━━━ Source data ━━━

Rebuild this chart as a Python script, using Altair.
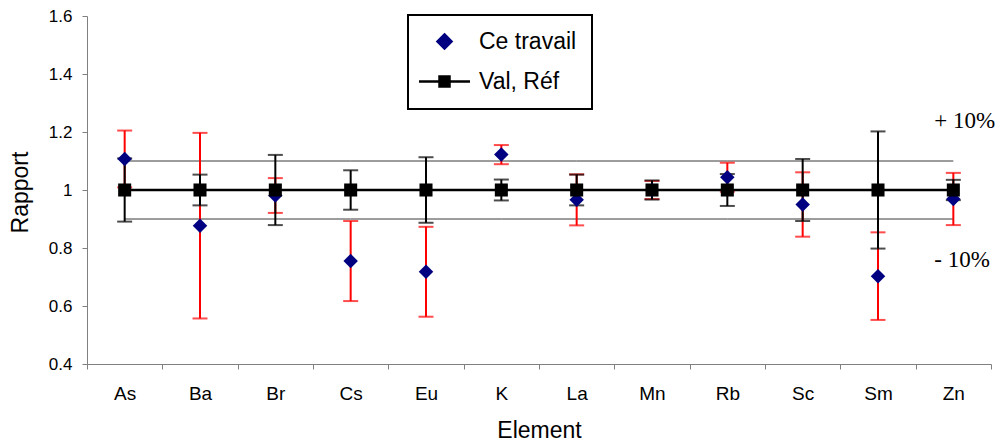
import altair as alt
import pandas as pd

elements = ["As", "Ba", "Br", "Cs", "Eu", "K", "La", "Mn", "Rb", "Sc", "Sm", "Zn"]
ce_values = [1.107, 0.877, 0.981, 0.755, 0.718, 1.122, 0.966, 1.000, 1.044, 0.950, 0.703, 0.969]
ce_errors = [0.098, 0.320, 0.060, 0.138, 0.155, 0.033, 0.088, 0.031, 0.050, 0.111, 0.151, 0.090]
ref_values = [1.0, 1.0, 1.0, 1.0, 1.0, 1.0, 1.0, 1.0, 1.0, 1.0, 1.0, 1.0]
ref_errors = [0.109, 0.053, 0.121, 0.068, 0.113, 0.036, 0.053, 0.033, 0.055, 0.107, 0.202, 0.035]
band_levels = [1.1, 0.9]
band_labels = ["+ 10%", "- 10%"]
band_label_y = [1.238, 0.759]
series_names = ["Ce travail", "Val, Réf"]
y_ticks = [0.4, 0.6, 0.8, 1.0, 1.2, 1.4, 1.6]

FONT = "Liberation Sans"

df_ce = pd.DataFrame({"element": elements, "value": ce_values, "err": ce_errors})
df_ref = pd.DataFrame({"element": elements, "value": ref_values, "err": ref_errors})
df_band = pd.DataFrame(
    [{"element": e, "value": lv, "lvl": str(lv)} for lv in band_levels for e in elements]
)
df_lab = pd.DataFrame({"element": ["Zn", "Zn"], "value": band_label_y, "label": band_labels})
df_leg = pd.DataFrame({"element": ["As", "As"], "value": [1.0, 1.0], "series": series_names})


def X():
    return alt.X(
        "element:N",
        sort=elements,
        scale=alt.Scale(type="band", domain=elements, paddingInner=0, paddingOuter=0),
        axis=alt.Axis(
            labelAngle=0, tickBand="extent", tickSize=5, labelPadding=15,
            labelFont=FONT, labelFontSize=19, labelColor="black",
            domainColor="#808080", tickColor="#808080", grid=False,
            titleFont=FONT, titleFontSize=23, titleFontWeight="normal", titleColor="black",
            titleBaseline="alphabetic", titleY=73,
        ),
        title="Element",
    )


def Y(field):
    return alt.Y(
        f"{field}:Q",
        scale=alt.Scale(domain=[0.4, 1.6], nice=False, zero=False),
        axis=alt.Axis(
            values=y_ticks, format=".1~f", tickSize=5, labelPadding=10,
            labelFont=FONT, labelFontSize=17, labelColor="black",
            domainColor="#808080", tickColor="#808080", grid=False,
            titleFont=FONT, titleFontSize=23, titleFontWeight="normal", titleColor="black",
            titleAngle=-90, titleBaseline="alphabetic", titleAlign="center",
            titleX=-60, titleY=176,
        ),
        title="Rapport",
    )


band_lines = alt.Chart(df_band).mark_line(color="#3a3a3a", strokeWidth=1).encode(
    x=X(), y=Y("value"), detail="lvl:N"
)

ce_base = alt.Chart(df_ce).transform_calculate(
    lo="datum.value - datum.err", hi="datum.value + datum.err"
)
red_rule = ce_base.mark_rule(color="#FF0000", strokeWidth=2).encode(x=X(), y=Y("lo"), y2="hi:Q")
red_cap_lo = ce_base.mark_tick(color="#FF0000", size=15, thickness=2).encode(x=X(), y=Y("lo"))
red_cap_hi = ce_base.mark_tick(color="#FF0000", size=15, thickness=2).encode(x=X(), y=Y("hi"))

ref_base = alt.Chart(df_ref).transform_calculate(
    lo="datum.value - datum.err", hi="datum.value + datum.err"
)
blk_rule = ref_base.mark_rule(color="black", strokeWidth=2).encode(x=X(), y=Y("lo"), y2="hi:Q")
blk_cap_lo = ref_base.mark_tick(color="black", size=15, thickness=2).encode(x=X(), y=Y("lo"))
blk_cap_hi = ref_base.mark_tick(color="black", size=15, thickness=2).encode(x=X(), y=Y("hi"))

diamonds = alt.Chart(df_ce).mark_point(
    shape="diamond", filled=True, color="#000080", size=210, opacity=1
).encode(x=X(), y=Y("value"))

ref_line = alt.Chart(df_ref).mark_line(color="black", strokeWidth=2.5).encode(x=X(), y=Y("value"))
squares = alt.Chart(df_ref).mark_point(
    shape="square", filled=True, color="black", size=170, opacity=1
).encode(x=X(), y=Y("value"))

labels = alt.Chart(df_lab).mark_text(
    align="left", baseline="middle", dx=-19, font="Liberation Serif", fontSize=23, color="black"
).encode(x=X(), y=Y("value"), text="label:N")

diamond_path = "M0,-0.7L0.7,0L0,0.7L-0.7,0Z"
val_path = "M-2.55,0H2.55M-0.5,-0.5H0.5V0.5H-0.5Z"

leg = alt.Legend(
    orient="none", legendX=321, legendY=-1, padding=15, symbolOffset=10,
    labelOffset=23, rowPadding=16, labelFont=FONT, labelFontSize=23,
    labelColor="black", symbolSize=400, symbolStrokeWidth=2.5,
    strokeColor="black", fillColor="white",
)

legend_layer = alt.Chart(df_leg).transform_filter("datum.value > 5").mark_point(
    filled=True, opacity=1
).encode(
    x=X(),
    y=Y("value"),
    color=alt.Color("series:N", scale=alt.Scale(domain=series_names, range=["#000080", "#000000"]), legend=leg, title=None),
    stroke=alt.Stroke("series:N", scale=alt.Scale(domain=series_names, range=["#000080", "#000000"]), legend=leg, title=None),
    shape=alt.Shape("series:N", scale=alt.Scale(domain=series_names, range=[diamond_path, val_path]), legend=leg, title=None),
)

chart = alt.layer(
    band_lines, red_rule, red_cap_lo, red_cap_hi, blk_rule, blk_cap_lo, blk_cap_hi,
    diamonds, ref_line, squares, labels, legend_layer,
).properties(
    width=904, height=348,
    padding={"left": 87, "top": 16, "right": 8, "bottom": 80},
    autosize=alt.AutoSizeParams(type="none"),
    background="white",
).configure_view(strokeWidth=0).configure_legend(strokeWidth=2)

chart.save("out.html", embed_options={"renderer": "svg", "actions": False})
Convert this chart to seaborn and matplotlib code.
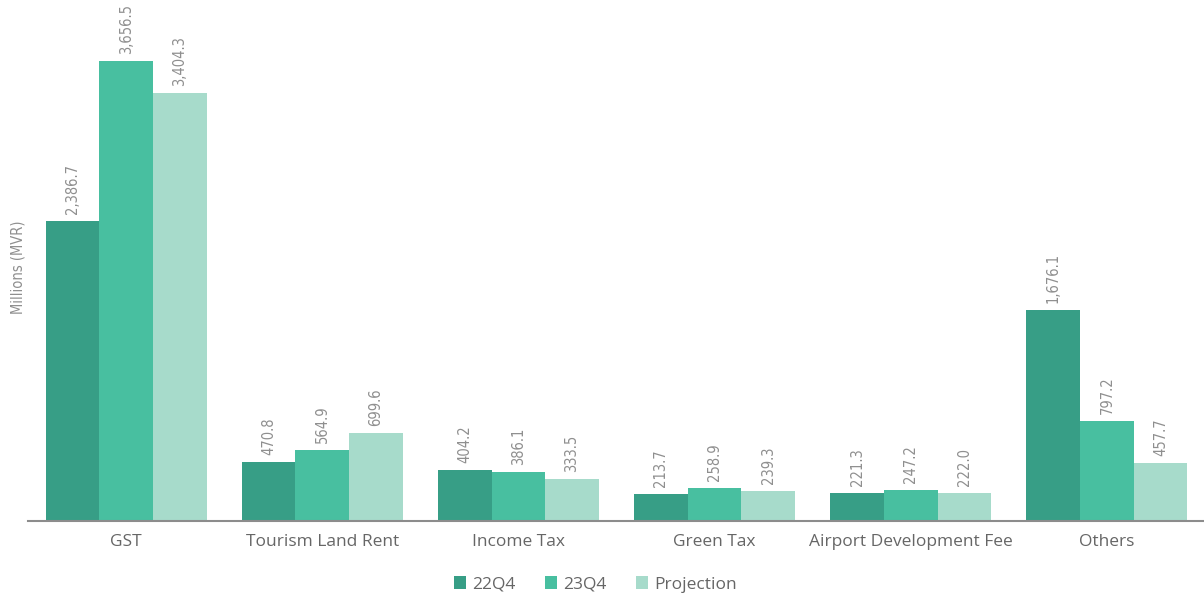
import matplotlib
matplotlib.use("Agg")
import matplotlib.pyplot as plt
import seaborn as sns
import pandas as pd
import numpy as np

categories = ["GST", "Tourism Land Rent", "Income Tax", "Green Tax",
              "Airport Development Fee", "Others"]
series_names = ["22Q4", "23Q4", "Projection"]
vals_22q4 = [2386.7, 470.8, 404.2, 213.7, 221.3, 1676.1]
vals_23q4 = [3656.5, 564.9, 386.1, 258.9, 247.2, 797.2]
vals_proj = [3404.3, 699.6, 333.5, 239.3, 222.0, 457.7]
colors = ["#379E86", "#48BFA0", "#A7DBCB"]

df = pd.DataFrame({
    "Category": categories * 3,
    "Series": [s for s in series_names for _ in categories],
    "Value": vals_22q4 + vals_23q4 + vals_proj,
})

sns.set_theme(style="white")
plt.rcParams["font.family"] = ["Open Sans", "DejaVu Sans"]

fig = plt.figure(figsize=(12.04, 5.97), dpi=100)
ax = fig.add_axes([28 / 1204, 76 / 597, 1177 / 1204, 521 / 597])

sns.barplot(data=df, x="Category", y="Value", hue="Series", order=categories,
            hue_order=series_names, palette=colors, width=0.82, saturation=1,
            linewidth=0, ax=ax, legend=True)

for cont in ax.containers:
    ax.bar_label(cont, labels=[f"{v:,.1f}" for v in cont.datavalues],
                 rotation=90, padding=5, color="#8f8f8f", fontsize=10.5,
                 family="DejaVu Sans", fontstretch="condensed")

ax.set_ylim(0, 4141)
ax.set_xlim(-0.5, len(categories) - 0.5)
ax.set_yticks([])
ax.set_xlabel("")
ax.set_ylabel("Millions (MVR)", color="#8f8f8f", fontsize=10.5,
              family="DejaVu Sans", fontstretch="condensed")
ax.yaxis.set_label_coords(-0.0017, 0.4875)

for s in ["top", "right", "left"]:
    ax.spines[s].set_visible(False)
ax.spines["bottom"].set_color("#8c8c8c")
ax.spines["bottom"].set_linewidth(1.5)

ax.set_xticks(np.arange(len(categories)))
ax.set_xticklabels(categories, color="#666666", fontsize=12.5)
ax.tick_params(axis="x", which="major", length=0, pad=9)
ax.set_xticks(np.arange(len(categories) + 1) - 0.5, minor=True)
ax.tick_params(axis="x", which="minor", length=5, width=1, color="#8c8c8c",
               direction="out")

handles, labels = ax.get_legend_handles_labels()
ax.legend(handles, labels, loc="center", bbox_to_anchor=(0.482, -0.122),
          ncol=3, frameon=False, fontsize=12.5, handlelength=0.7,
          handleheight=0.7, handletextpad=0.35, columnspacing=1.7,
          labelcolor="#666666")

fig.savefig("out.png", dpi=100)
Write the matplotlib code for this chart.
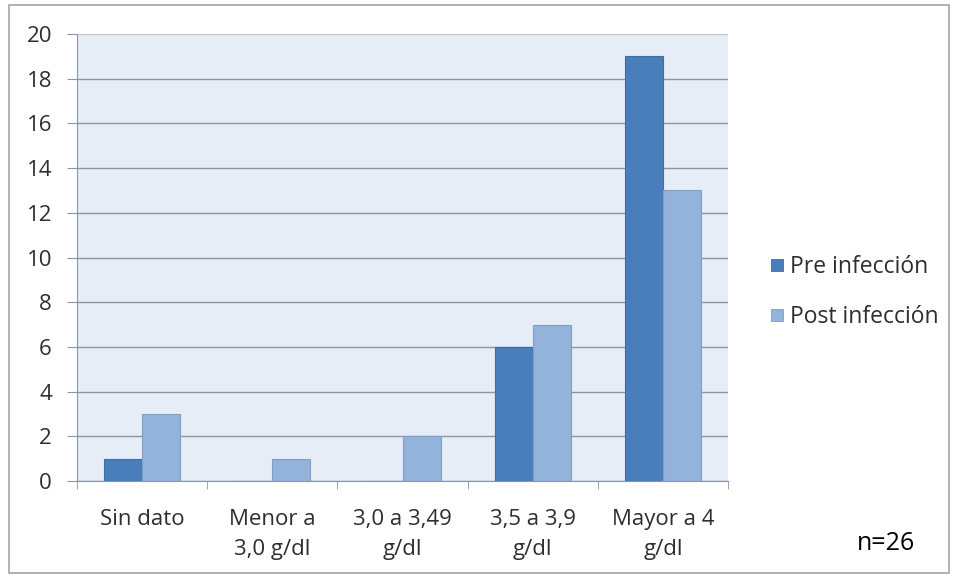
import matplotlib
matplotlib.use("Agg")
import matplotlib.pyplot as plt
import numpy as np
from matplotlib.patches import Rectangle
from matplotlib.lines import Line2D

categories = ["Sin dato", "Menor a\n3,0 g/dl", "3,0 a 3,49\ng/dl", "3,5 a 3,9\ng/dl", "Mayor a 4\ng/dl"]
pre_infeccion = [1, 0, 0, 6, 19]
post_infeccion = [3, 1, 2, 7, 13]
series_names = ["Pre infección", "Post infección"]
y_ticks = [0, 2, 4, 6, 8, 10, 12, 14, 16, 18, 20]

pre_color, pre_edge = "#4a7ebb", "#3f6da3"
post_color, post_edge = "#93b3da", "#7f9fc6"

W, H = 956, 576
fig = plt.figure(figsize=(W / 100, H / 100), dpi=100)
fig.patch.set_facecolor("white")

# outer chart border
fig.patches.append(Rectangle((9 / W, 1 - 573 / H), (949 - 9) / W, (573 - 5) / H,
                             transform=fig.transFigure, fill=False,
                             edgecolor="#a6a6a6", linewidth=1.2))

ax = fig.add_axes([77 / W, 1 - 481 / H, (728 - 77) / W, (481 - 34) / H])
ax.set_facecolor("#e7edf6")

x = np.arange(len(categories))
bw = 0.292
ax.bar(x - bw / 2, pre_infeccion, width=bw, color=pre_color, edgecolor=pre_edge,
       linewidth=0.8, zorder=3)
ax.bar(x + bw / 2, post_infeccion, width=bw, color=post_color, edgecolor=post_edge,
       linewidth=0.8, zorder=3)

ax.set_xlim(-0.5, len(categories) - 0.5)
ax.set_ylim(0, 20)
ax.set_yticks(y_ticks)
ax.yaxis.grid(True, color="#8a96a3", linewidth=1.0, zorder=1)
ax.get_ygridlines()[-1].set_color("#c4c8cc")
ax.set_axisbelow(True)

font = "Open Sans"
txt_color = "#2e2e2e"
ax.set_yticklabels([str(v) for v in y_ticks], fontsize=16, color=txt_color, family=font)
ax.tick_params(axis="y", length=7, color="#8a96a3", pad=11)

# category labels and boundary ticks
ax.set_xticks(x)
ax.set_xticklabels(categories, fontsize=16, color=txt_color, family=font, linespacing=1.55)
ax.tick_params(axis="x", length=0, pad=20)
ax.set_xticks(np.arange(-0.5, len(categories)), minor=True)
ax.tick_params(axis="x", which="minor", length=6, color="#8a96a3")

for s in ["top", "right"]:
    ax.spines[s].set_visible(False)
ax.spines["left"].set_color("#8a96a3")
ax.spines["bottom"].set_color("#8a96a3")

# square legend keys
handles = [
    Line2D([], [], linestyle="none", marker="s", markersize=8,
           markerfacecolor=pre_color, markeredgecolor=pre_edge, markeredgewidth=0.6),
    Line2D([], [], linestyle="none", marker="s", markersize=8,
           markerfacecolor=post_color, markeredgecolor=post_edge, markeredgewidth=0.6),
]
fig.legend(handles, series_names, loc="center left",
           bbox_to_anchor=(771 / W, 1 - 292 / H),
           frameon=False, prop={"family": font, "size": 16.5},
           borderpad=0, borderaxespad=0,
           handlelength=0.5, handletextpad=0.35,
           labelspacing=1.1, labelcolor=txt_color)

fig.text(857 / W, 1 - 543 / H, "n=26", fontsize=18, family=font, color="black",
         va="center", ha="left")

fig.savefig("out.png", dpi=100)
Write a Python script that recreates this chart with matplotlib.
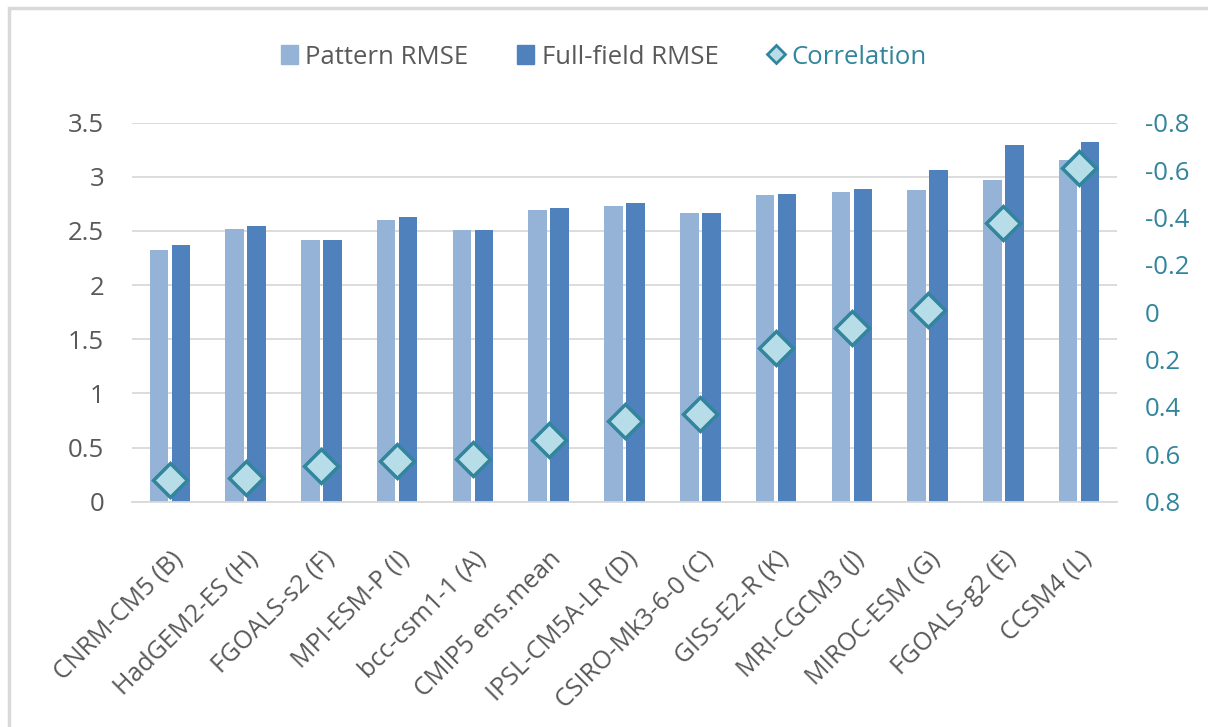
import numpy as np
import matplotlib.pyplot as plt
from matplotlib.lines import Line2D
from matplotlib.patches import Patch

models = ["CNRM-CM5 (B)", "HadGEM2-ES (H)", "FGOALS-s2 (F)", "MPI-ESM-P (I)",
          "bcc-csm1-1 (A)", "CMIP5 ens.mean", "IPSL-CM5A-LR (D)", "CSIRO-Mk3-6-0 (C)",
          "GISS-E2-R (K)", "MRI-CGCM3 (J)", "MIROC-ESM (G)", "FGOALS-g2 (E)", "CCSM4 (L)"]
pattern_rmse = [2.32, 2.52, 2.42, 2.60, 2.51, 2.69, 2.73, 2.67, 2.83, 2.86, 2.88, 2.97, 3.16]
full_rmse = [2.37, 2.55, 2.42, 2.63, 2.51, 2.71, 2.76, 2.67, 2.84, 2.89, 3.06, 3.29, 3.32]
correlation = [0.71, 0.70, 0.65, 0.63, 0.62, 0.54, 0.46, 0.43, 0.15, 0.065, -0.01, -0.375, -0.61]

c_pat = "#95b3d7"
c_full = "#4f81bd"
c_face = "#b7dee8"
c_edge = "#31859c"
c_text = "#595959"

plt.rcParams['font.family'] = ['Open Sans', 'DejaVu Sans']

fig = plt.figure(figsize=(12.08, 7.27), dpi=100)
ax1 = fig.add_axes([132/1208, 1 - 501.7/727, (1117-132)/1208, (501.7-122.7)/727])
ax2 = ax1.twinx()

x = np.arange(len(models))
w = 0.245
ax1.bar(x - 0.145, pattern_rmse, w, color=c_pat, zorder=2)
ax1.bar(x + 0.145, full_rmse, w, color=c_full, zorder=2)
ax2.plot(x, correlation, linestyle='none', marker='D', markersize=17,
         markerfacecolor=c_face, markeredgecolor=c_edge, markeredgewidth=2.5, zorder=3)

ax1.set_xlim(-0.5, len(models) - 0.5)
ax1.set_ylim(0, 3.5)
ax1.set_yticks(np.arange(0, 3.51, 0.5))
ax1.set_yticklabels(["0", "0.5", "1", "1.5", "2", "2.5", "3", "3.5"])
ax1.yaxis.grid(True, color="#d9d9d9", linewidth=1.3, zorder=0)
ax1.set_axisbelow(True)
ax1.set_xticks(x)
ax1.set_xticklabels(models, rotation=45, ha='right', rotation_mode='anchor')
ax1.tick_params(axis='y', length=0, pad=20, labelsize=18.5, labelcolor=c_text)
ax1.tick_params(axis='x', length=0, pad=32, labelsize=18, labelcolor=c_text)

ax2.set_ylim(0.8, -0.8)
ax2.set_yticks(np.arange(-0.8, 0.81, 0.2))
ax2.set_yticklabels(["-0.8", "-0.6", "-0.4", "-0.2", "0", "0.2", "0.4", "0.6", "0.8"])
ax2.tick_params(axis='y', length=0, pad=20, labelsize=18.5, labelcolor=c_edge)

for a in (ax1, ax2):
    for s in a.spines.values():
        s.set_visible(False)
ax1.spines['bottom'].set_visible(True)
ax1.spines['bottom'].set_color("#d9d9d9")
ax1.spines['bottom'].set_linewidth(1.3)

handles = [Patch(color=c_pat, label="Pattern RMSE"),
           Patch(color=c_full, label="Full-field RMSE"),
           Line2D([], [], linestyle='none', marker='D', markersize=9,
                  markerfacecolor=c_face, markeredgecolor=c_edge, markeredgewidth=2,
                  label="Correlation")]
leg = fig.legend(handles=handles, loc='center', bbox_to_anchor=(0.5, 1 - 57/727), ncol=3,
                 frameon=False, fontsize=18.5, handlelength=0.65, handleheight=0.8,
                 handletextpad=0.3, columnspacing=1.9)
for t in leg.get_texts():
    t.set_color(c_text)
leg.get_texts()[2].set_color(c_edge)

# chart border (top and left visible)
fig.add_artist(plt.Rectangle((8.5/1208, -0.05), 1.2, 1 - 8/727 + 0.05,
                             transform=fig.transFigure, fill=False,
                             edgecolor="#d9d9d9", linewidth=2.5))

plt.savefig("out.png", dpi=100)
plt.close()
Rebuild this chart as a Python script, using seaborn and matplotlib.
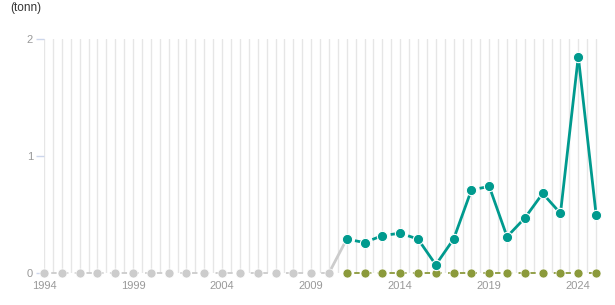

━━━

→ **What is required**: Across the entries, how many lines hold the word "Write"? Say only the number.

→ **Output of the exercise**: 2